Deep Signature: Characterization of Large-Scale Molecular Dynamics

Qin, Tiexin, Zhu, Mengxu, Li, Chunyang, Lyons, Terry, Yan, Hong, Li, Haoliang

arXiv.org Artificial Intelligence 

Understanding protein dynamics are essential for deciphering protein functional mechanisms and developing molecular therapies. However, the complex highdimensional dynamics and interatomic interactions of biological processes pose significant challenge for existing computational techniques. In this paper, we approach this problem for the first time by introducing Deep Signature, a novel computationally tractable framework that characterizes complex dynamics and interatomic interactions based on their evolving trajectories.
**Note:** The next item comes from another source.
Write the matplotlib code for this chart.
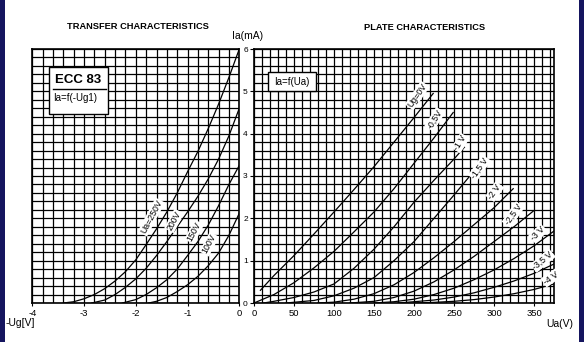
import matplotlib
matplotlib.use("Agg")
import matplotlib.pyplot as plt
import numpy as np

plt.rcParams['font.family'] = ['Liberation Sans', 'DejaVu Sans']

# ---------------- data ----------------
# Transfer characteristics: Ia (mA) vs -Ug (V)
ug_250 = [-3.40, -3.2, -3.0, -2.8, -2.6, -2.4, -2.2, -2.0, -1.8, -1.6, -1.4, -1.2, -1.0, -0.8, -0.6, -0.4, -0.2, 0.0]
ia_250 = [0.0, 0.03, 0.1, 0.2, 0.34, 0.52, 0.74, 1.02, 1.38, 1.75, 2.15, 2.6, 3.1, 3.58, 4.12, 4.7, 5.33, 6.0]
ug_200 = [-2.85, -2.6, -2.4, -2.2, -2.0, -1.8, -1.6, -1.4, -1.2, -1.0, -0.8, -0.6, -0.4, -0.2, 0.0]
ia_200 = [0.0, 0.07, 0.2, 0.37, 0.57, 0.82, 1.12, 1.45, 1.8, 2.15, 2.52, 2.93, 3.4, 3.95, 4.6]
ug_150 = [-2.26, -2.0, -1.8, -1.6, -1.4, -1.2, -1.0, -0.8, -0.6, -0.4, -0.2, 0.0]
ia_150 = [0.0, 0.08, 0.2, 0.36, 0.55, 0.8, 1.12, 1.45, 1.84, 2.3, 2.8, 3.25]
ug_100 = [-1.75, -1.6, -1.4, -1.2, -1.0, -0.8, -0.6, -0.4, -0.2, 0.0]
ia_100 = [0.0, 0.04, 0.13, 0.27, 0.43, 0.63, 0.88, 1.18, 1.6, 2.12]
transfer_labels = ["Ua=250V", "200V", "150V", "100V"]
transfer_label_x = [-1.70, -1.26, -0.87, -0.58]
transfer_label_y = [2.03, 1.94, 1.68, 1.39]

# Plate characteristics: Ia (mA) vs Ua (V)
ua_g0 = [8, 25, 50, 75, 100, 125, 150, 175, 200, 224]
ia_g0 = [0.3, 0.65, 1.12, 1.63, 2.15, 2.68, 3.22, 3.8, 4.38, 4.95]
ua_g05 = [0, 25, 50, 75, 100, 125, 150, 175, 200, 225, 249]
ia_g05 = [0.0, 0.2, 0.48, 0.83, 1.22, 1.68, 2.15, 2.7, 3.3, 3.9, 4.5]
ua_g1 = [12, 25, 50, 75, 100, 125, 150, 175, 200, 225, 249, 263]
ia_g1 = [0.0, 0.04, 0.13, 0.26, 0.45, 0.82, 1.27, 1.8, 2.38, 2.9, 3.38, 3.68]
ua_g15 = [40, 75, 100, 125, 150, 175, 200, 225, 250, 272]
ia_g15 = [0.0, 0.06, 0.17, 0.35, 0.6, 1.0, 1.45, 2.0, 2.55, 3.05]
ua_g2 = [80, 100, 125, 150, 175, 200, 225, 250, 275, 300, 324]
ia_g2 = [0.0, 0.02, 0.09, 0.22, 0.43, 0.72, 1.07, 1.45, 1.85, 2.25, 2.7]
ua_g25 = [120, 150, 175, 200, 225, 250, 275, 300, 325, 349]
ia_g25 = [0.0, 0.04, 0.13, 0.28, 0.5, 0.78, 1.1, 1.45, 1.8, 2.17]
ua_g3 = [150, 175, 200, 225, 250, 275, 300, 325, 350, 375]
ia_g3 = [0.0, 0.03, 0.09, 0.2, 0.35, 0.55, 0.78, 1.05, 1.35, 1.7]
ua_g35 = [180, 200, 225, 250, 275, 300, 325, 350, 375]
ia_g35 = [0.0, 0.03, 0.07, 0.14, 0.24, 0.37, 0.52, 0.7, 0.92]
ua_g4 = [200, 225, 250, 275, 300, 325, 350, 375]
ia_g4 = [0.0, 0.015, 0.04, 0.08, 0.14, 0.22, 0.32, 0.45]
plate_labels = ["Ug=0V", "-0,5V", "-1 V", "-1,5 V", "-2 V", "-2,5 V", "-3 V", "-3,5 V", "-4 V"]
plate_label_x = [204, 226, 258, 282, 301, 324, 355, 361, 371]
plate_label_y = [4.9, 4.34, 3.78, 3.19, 2.63, 2.09, 1.64, 1.0, 0.59]
plate_label_rot = [55, 58, 58, 55, 55, 55, 45, 40, 35]

left_xticks = [-4, -3, -2, -1, 0]
left_xticklabels = ["-4", "-3", "-2", "-1", "0"]
right_xticks = [0, 50, 100, 150, 200, 250, 300, 350]
yticks = [0, 1, 2, 3, 4, 5, 6]

# ---------------- figure ----------------
W, H = 584, 342
fig = plt.figure(figsize=(W / 100, H / 100), dpi=100)
fig.patch.set_facecolor('white')

def px_axes(x0, y0, x1, y1):
    return fig.add_axes([x0 / W, 1 - y1 / H, (x1 - x0) / W, (y1 - y0) / H])

axL = px_axes(32.3, 49, 239.3, 303)
axR = px_axes(254, 49, 554, 303)

grid_kw = dict(color='black', linewidth=0.9)
curve_kw = dict(color='black', linewidth=0.9, zorder=3)
fs_xtick = 6.8
fs_ytick = 6.0
fs_curve = 6.3

# Left axes
axL.set_xlim(-4, 0)
axL.set_ylim(0, 6)
for v in np.arange(-4, 0.001, 0.2):
    axL.axvline(v, **grid_kw, zorder=1)
for v in np.arange(0, 6.001, 0.2):
    axL.axhline(v, **grid_kw, zorder=1)
for xs, ys in [(ug_250, ia_250), (ug_200, ia_200), (ug_150, ia_150), (ug_100, ia_100)]:
    axL.plot(xs, ys, **curve_kw)
for t, x, y in zip(transfer_labels, transfer_label_x, transfer_label_y):
    axL.text(x, y, t, rotation=62, fontsize=fs_curve, ha='center', va='center', zorder=5,
             bbox=dict(facecolor='white', edgecolor='none', pad=0.6))
axL.set_xticks(left_xticks)
axL.set_xticklabels(left_xticklabels)
axL.set_yticks([])
axL.tick_params(axis='x', length=2, width=0.8, pad=2, labelsize=fs_xtick)
for s in axL.spines.values():
    s.set_linewidth(1.2)

# ECC 83 box
axL.add_patch(plt.Rectangle((-3.68, 4.47), 1.14, 1.11, facecolor='white', edgecolor='black',
                            linewidth=1.0, zorder=6))
axL.text(0.108, 0.877, "ECC 83", transform=axL.transAxes, fontsize=9.5, fontweight='bold',
         ha='left', va='center', zorder=7)
axL.plot([0.10, 0.356], [0.843, 0.843], transform=axL.transAxes, color='black', lw=1.0, zorder=7)
axL.text(0.10, 0.807, "Ia=f(-Ug1)", transform=axL.transAxes, fontsize=7,
         ha='left', va='center', zorder=7)

# Right axes
axR.set_xlim(0, 375)
axR.set_ylim(0, 6)
for v in np.arange(0, 371, 10):
    axR.axvline(v, **grid_kw, zorder=1)
for v in np.arange(0, 6.001, 0.2):
    axR.axhline(v, **grid_kw, zorder=1)
for xs, ys in [(ua_g0, ia_g0), (ua_g05, ia_g05), (ua_g1, ia_g1), (ua_g15, ia_g15),
               (ua_g2, ia_g2), (ua_g25, ia_g25), (ua_g3, ia_g3), (ua_g35, ia_g35), (ua_g4, ia_g4)]:
    axR.plot(xs, ys, **curve_kw)
for t, x, y, r in zip(plate_labels, plate_label_x, plate_label_y, plate_label_rot):
    axR.text(x, y, t, rotation=r, fontsize=fs_curve, ha='center', va='center', zorder=5,
             bbox=dict(facecolor='white', edgecolor='none', pad=0.6))
axR.set_xticks(right_xticks)
axR.set_yticks(yticks)
axR.tick_params(axis='x', length=2, width=0.8, pad=2, labelsize=fs_xtick)
axR.tick_params(axis='y', length=3, width=0.8, pad=1.5, labelsize=fs_ytick)
for s in axR.spines.values():
    s.set_linewidth(1.2)
axR.add_patch(plt.Rectangle((18, 5.01), 59, 0.45, facecolor='white', edgecolor='black',
                            linewidth=1.0, zorder=6))
axR.text(47, 5.23, "Ia=f(Ua)", fontsize=7, ha='center', va='center', zorder=7)

# Titles and axis labels
fig.text(137.5 / W, 1 - 26.5 / H, "TRANSFER CHARACTERISTICS", fontsize=6.7, fontweight='bold',
         ha='center', va='center')
fig.text(424.5 / W, 1 - 27 / H, "PLATE CHARACTERISTICS", fontsize=6.7, fontweight='bold',
         ha='center', va='center')
fig.text(248 / W, 1 - 36 / H, "Ia(mA)", fontsize=7.5, ha='center', va='center')
fig.text(6 / W, 1 - 323 / H, "-Ug[V]", fontsize=7.5, ha='left', va='center')
fig.text(560 / W, 1 - 324 / H, "Ua(V)", fontsize=7.5, ha='center', va='center')

# Dark side strips
fig.patches.append(plt.Rectangle((0, 0), 5 / W, 1, transform=fig.transFigure,
                                 facecolor='#15155f', edgecolor='none', zorder=10))
fig.patches.append(plt.Rectangle((1 - 5 / W, 0), 5 / W, 1, transform=fig.transFigure,
                                 facecolor='#15155f', edgecolor='none', zorder=10))

fig.savefig("out.png", dpi=100, facecolor='white')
Specifically, our approach incorporates soft spectral clustering that locally aggregates cooperative dynamics to reduce the size of the system, as well as signature transform that collects iterated integrals to provide a global characterization of the non-smooth interactive dynamics. Theoretical analysis demonstrates that Deep Signature exhibits several desirable properties, including invariance to translation, near invariance to rotation, equivariance to permutation of atomic coordinates, and invariance under time reparameterization. Furthermore, experimental results on three benchmarks of biological processes verify that our approach can achieve superior performance compared to baseline methods. Biological processes are fundamentally driven by the dynamical changes of macromolecules, particularly proteins and enzymes, within their respective functional conformation spaces. Typical examples of such processes include protein-ligand binding, molecule transport and enzymatic reactions, and modern computational biologists investigate their underlying functional mechanisms by molecular dynamics (MD) simulations (Dror et al., 2012; Lewandowski et al., 2015). Built upon density functional theory (Car & Parrinello, 1985), MD has demonstrated remarkable capability in providing accurate atomic trajectories in three-dimensional (3D) conformational space and consist agreement with experimental observations (Frenkel & Smit, 2023). The computational analysis of MD data has been a subject of extensive research for decades, with the goal of characterizing systems from trajectory information.